__The task__.
Set every record down verbatim and omit the pictures.

__Raw data__.
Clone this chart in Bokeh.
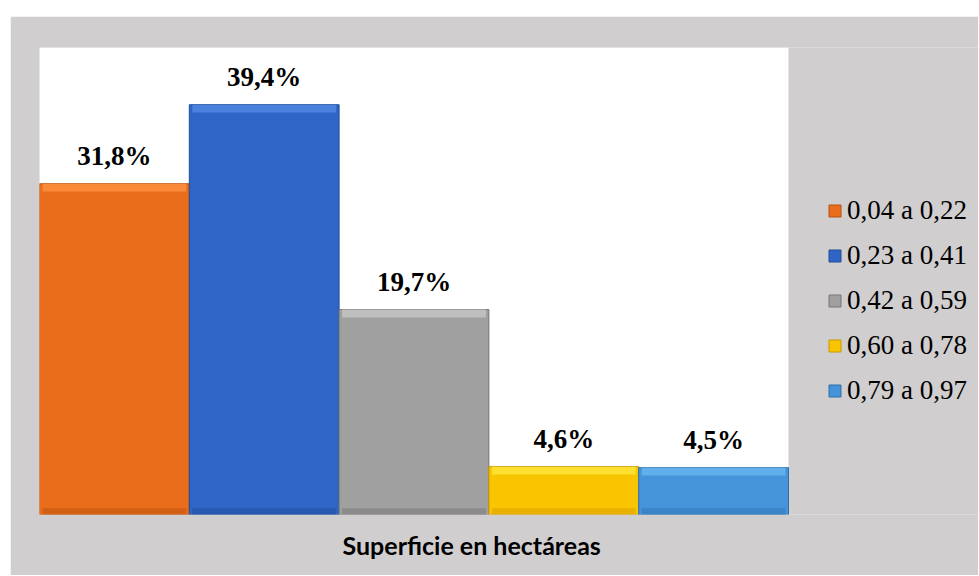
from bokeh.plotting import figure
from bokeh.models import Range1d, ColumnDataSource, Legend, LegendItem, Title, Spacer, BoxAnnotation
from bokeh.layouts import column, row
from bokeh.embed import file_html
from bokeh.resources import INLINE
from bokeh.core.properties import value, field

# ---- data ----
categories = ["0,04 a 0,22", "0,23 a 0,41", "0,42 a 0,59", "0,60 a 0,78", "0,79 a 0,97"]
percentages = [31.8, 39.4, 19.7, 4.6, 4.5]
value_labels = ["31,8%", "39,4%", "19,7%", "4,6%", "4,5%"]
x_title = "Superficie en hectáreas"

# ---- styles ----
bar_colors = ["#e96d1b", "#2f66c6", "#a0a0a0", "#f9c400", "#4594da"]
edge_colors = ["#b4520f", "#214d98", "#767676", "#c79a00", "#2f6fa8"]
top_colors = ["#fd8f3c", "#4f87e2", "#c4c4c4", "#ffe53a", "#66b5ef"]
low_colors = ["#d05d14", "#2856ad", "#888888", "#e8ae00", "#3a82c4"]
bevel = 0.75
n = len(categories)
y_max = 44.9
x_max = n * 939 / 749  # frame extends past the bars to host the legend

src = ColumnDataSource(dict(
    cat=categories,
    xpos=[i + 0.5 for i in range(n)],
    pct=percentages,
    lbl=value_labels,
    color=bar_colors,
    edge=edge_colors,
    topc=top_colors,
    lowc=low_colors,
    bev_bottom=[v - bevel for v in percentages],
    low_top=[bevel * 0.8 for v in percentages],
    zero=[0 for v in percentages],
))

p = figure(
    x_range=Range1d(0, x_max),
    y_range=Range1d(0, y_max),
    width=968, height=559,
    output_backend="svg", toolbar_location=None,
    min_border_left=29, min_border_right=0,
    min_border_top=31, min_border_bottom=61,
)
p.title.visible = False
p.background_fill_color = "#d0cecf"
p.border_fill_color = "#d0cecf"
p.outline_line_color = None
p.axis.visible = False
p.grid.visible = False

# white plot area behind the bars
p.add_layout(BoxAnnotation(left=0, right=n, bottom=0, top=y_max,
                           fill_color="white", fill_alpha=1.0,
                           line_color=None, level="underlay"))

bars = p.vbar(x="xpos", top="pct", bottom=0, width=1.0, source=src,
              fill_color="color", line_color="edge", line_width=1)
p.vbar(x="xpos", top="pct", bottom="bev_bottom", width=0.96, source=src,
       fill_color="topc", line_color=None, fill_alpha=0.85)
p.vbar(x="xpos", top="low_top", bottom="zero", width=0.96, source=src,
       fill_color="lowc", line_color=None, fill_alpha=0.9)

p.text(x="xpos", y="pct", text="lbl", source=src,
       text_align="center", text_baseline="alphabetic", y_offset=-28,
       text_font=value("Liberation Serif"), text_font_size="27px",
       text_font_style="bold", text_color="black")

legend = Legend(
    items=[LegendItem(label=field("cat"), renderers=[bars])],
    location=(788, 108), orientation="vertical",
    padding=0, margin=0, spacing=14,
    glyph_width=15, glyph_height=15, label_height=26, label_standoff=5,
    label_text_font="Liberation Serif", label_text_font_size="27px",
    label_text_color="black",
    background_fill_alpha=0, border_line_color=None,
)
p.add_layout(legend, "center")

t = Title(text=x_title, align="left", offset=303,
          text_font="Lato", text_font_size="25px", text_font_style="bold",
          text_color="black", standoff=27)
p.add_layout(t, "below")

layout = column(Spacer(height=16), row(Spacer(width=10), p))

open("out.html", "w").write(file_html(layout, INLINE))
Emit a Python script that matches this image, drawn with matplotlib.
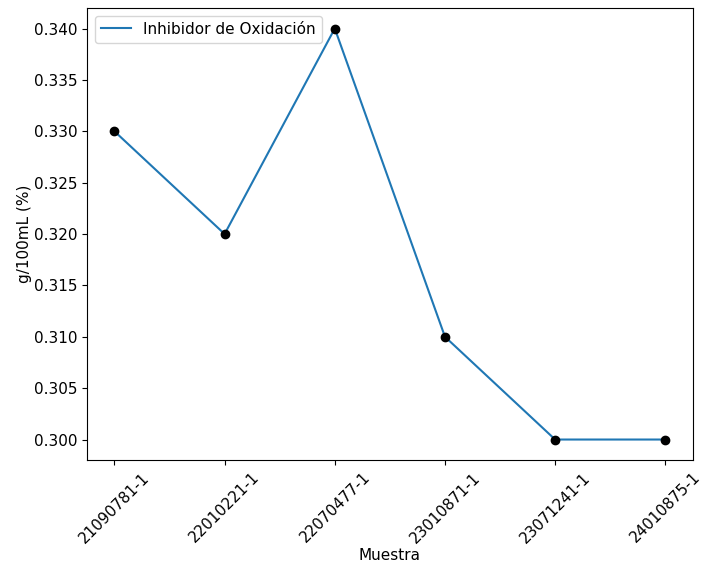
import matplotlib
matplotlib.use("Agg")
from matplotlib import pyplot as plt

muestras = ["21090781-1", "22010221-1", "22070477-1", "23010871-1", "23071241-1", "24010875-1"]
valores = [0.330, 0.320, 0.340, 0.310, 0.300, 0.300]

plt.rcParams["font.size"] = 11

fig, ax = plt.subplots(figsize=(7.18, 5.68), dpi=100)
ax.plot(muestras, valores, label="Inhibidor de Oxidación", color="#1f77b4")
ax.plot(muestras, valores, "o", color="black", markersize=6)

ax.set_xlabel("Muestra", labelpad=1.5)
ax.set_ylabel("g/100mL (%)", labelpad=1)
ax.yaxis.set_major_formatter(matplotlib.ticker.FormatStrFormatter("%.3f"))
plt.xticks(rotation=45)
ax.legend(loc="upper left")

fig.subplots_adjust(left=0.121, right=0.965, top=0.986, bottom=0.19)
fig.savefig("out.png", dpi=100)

__Exercise response__.
Clone this chart in Bokeh.
from bokeh.plotting import figure
from bokeh.models import Range1d, ColumnDataSource, Legend, LegendItem, Title, Spacer, BoxAnnotation
from bokeh.layouts import column, row
from bokeh.embed import file_html
from bokeh.resources import INLINE
from bokeh.core.properties import value, field

# ---- data ----
categories = ["0,04 a 0,22", "0,23 a 0,41", "0,42 a 0,59", "0,60 a 0,78", "0,79 a 0,97"]
percentages = [31.8, 39.4, 19.7, 4.6, 4.5]
value_labels = ["31,8%", "39,4%", "19,7%", "4,6%", "4,5%"]
x_title = "Superficie en hectáreas"

# ---- styles ----
bar_colors = ["#e96d1b", "#2f66c6", "#a0a0a0", "#f9c400", "#4594da"]
edge_colors = ["#b4520f", "#214d98", "#767676", "#c79a00", "#2f6fa8"]
top_colors = ["#fd8f3c", "#4f87e2", "#c4c4c4", "#ffe53a", "#66b5ef"]
low_colors = ["#d05d14", "#2856ad", "#888888", "#e8ae00", "#3a82c4"]
bevel = 0.75
n = len(categories)
y_max = 44.9
x_max = n * 939 / 749  # frame extends past the bars to host the legend

src = ColumnDataSource(dict(
    cat=categories,
    xpos=[i + 0.5 for i in range(n)],
    pct=percentages,
    lbl=value_labels,
    color=bar_colors,
    edge=edge_colors,
    topc=top_colors,
    lowc=low_colors,
    bev_bottom=[v - bevel for v in percentages],
    low_top=[bevel * 0.8 for v in percentages],
    zero=[0 for v in percentages],
))

p = figure(
    x_range=Range1d(0, x_max),
    y_range=Range1d(0, y_max),
    width=968, height=559,
    output_backend="svg", toolbar_location=None,
    min_border_left=29, min_border_right=0,
    min_border_top=31, min_border_bottom=61,
)
p.title.visible = False
p.background_fill_color = "#d0cecf"
p.border_fill_color = "#d0cecf"
p.outline_line_color = None
p.axis.visible = False
p.grid.visible = False

# white plot area behind the bars
p.add_layout(BoxAnnotation(left=0, right=n, bottom=0, top=y_max,
                           fill_color="white", fill_alpha=1.0,
                           line_color=None, level="underlay"))

bars = p.vbar(x="xpos", top="pct", bottom=0, width=1.0, source=src,
              fill_color="color", line_color="edge", line_width=1)
p.vbar(x="xpos", top="pct", bottom="bev_bottom", width=0.96, source=src,
       fill_color="topc", line_color=None, fill_alpha=0.85)
p.vbar(x="xpos", top="low_top", bottom="zero", width=0.96, source=src,
       fill_color="lowc", line_color=None, fill_alpha=0.9)

p.text(x="xpos", y="pct", text="lbl", source=src,
       text_align="center", text_baseline="alphabetic", y_offset=-28,
       text_font=value("Liberation Serif"), text_font_size="27px",
       text_font_style="bold", text_color="black")

legend = Legend(
    items=[LegendItem(label=field("cat"), renderers=[bars])],
    location=(788, 108), orientation="vertical",
    padding=0, margin=0, spacing=14,
    glyph_width=15, glyph_height=15, label_height=26, label_standoff=5,
    label_text_font="Liberation Serif", label_text_font_size="27px",
    label_text_color="black",
    background_fill_alpha=0, border_line_color=None,
)
p.add_layout(legend, "center")

t = Title(text=x_title, align="left", offset=303,
          text_font="Lato", text_font_size="25px", text_font_style="bold",
          text_color="black", standoff=27)
p.add_layout(t, "below")

layout = column(Spacer(height=16), row(Spacer(width=10), p))

open("out.html", "w").write(file_html(layout, INLINE))
Emit a Python script that matches this image, drawn with matplotlib.
import matplotlib
matplotlib.use("Agg")
from matplotlib import pyplot as plt

muestras = ["21090781-1", "22010221-1", "22070477-1", "23010871-1", "23071241-1", "24010875-1"]
valores = [0.330, 0.320, 0.340, 0.310, 0.300, 0.300]

plt.rcParams["font.size"] = 11

fig, ax = plt.subplots(figsize=(7.18, 5.68), dpi=100)
ax.plot(muestras, valores, label="Inhibidor de Oxidación", color="#1f77b4")
ax.plot(muestras, valores, "o", color="black", markersize=6)

ax.set_xlabel("Muestra", labelpad=1.5)
ax.set_ylabel("g/100mL (%)", labelpad=1)
ax.yaxis.set_major_formatter(matplotlib.ticker.FormatStrFormatter("%.3f"))
plt.xticks(rotation=45)
ax.legend(loc="upper left")

fig.subplots_adjust(left=0.121, right=0.965, top=0.986, bottom=0.19)
fig.savefig("out.png", dpi=100)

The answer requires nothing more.